Short On Funds, Never Short On Ideas

by Brenda Danker

Producing your first short documentary film may seem like a tall order. Especially, when you face obstacles in the funding department. However, where you are short on experience, expertise and funds you should never be short on ideas on how to manage and raise funds for your documentary film. Here are the top three ways to make the funds you have go a long way:

1. Work with inexpensive equipment and crew
Start by taking the time to forge relationships with the existing community of documentary filmmakers and crew members. One of the ways to do this is to help out in documentary productions in any capacity possible. At the same time, familiarize yourself with the equipment by putting in the long hours of learning and practising technical skills. You need to learn how to use a video camera, basic lighting equipment and microphones. You may consider buying a basic camera kit and microphone as a long-term investment for that future Sundance film you are going to make!
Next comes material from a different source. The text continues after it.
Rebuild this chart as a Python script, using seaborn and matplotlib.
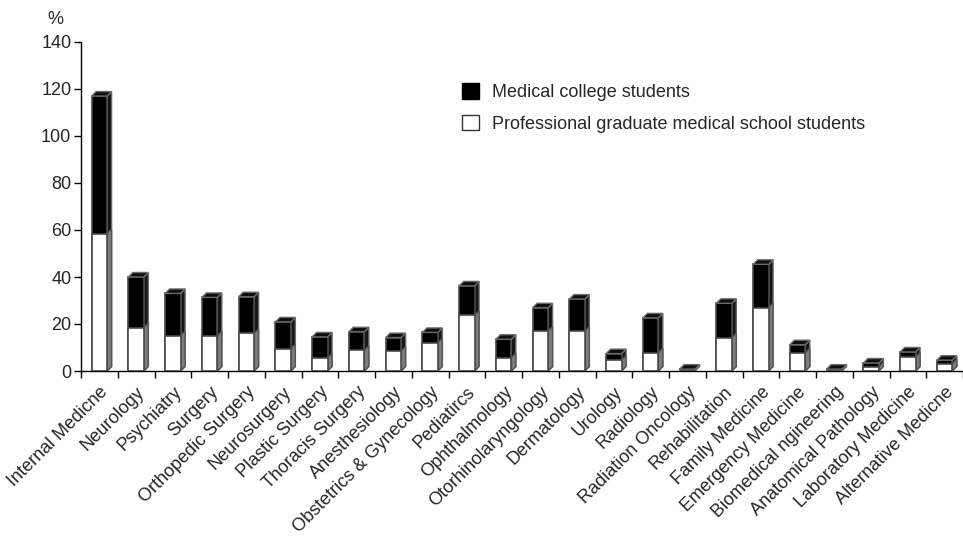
import matplotlib
matplotlib.use("Agg")
import matplotlib.pyplot as plt
from matplotlib.patches import Patch, Polygon
import numpy as np
import pandas as pd
import seaborn as sns

specialties = [
    "Internal Medicne", "Neurology", "Psychiatry", "Surgery", "Orthopedic Surgery",
    "Neurosurgery", "Plastic Surgery", "Thoracis Surgery", "Anesthesiology",
    "Obstetrics & Gynecology", "Pediatircs", "Ophthalmology", "Otorhinolaryngology",
    "Dermatology", "Urology", "Radiology", "Radiation Oncology", "Rehabilitation",
    "Family Medicine", "Emergency Medicine", "Biomedical ngineering",
    "Anatomical Pathology", "Laboratory Medicine", "Alternative Medicne",
]
# Professional graduate medical school students (lower, white segment)
graduate = [58.5, 18.5, 15.0, 15.0, 16.0, 9.5, 5.5, 8.8, 8.5, 12.0, 23.8, 5.6,
            17.0, 17.0, 4.6, 7.8, 0.0, 14.2, 27.0, 7.8, 0.0, 1.8, 5.9, 3.1]
# Medical college students (upper, black segment)
college = [58.5, 21.5, 18.0, 16.3, 15.6, 11.4, 9.0, 7.9, 5.7, 4.4, 12.4, 7.9,
           9.9, 13.6, 2.8, 14.8, 0.8, 14.6, 18.4, 3.4, 0.8, 1.6, 2.2, 1.5]
y_ticks = [0, 20, 40, 60, 80, 100, 120, 140]

df = pd.DataFrame({"specialty": specialties,
                   "graduate": graduate,
                   "college": college})
df["total"] = df["graduate"] + df["college"]

sns.set_theme(style="white")
plt.rcParams["font.family"] = ["Liberation Sans", "DejaVu Sans"]

fig = plt.figure(figsize=(9.63, 5.40), dpi=100)
ax = fig.add_axes([81 / 963, 169 / 540, 882 / 963, 329 / 540])

bar_w = 0.42
edge = "#4a4a4a"
sns.barplot(data=df, x="specialty", y="total", color="black", saturation=1,
            width=bar_w, edgecolor=edge, linewidth=1.2, ax=ax, zorder=3)
sns.barplot(data=df, x="specialty", y="graduate", color="white", saturation=1,
            width=bar_w, edgecolor=edge, linewidth=1.2, ax=ax, zorder=5)

ax.set_xlim(-0.5, len(specialties) - 0.5)
ax.set_ylim(0, 140)

# depth of the pseudo-3D faces, given in pixels and converted to data units
px_per_x = ax.bbox.width / (len(specialties))
px_per_y = ax.bbox.height / 140
dx = 4.5 / px_per_x
dy = 4.5 / px_per_y

n = len(specialties)
patches = list(ax.patches)
black_bars = patches[:n]
white_bars = patches[n:2 * n]

for p in black_bars:
    x, y, w, h = p.get_x(), p.get_y(), p.get_width(), p.get_height()
    side = Polygon([(x + w, y), (x + w + dx, y + dy), (x + w + dx, y + h + dy), (x + w, y + h)],
                   closed=True, facecolor="#161616", edgecolor="#6a6a6a", lw=1.0, zorder=2)
    top = Polygon([(x, y + h), (x + dx, y + h + dy), (x + w + dx, y + h + dy), (x + w, y + h)],
                  closed=True, facecolor="#101010", edgecolor="#6a6a6a", lw=1.0, zorder=4)
    ax.add_patch(side)
    ax.add_patch(top)

for p in white_bars:
    x, y, w, h = p.get_x(), p.get_y(), p.get_width(), p.get_height()
    if h <= 0:
        continue
    side = Polygon([(x + w, y), (x + w + dx, y + dy), (x + w + dx, y + h + dy), (x + w, y + h)],
                   closed=True, facecolor="#7c7c7c", edgecolor="#555555", lw=1.0, zorder=4.5)
    ax.add_patch(side)

# axes styling
for s in ["top", "right"]:
    ax.spines[s].set_visible(False)
for s in ["left", "bottom"]:
    ax.spines[s].set_color("black")
    ax.spines[s].set_linewidth(1.0)
ax.set_xlabel("")
ax.set_ylabel("")
ax.set_yticks(y_ticks)
ax.set_yticklabels([str(v) for v in y_ticks], fontsize=13)
ax.tick_params(axis="y", direction="out", length=5, width=1, color="black", pad=2, left=True)

ax.set_xticks(np.arange(n))
ax.set_xticklabels(specialties, rotation=45, ha="right", rotation_mode="anchor", fontsize=13)
ax.tick_params(axis="x", which="major", length=0, pad=9, bottom=True)
ax.set_xticks(np.arange(n + 1) - 0.5, minor=True)
ax.tick_params(axis="x", which="minor", direction="out", length=5, width=1, color="black", bottom=True)
ax.grid(False)

fig.text(55 / 963, 1 - 20 / 540, "%", fontsize=13, ha="center", va="center")

handles = [Patch(facecolor="black", edgecolor="black", lw=1.0),
           Patch(facecolor="white", edgecolor="#333333", lw=1.0)]
fig.legend(handles, ["Medical college students",
                     "Professional graduate medical school students"],
           loc="upper left", bbox_to_anchor=(462 / 963, 1 - 83 / 540),
           frameon=False, fontsize=13, handlelength=0.95, handleheight=0.95,
           handletextpad=0.7, labelspacing=0.75, borderpad=0, borderaxespad=0)

fig.savefig("out.png", dpi=100, facecolor="white")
After 3 to 6 months, you should know some highly skilled crew members who are serious about their craft and care about the story you are developing in your film. The two key crew members essential to a documentary production are a cameraman and editor. Find a cameraman and editor who will collaborate with you for a minimal fee.

Given the dedication and work you have put in to be technically competent, you may want to consider filming the documentary yourself with borrowed, rented or your own equipment.

2. Shoot less days with a skeleton crew
The more you shoot, the more days are required, which results in a higher cost. Plan the number of shoot days that are needed to tell the story, and are manageable on your budget. A personal and impactful story is a good start for your first short documentary film. This type of film usually needs less shoot days with a small crew.

On each shoot day, aim to have a full day (6 – 8 hours) of filming. This allows you to maximize the rental of equipment and hiring of the crew. You should also pare down your crew to a skeleton crew. For example, for a straightforward documentary with minimal shot movements, you only need a cameraman and a sound recordist.

3. Run a successful crowd funding campaign
Crowd funding has proved to be a very successful way to fund short documentaries. Start by getting the support from the people you know and get them excited about your project. You may also want to make personal connections with people who care about the issues explored in your story. They can contribute to your film, and can help to promote your crowd funding campaign.

These are just some of the things first-time filmmakers do when making a documentary on a small budget. However, there are many other innovative ways being adopted while filming on a shoestring budget. When making a budgetary choice, film maker Sean Baker shot his film Tangerine entirely on an iPhone 5S. The iPhone-film concept works for Baker as he embraced its filming advantages and disadvantages. The film Tangerine premiered at the Sundance Film Festival this year. With the evolution of technology and new ways of working, it is increasingly possible for creative and talented individuals to produce their very first film on a small budget.

**Brenda Danker is an educator and media producer whose wide range of works cover social issues specifically affecting women, youth, and the marginalised. She lectures at Sunway University and is currently researching the impact of visual activism in Malaysia. She is also the Production Consultant to Freedom Film Fest.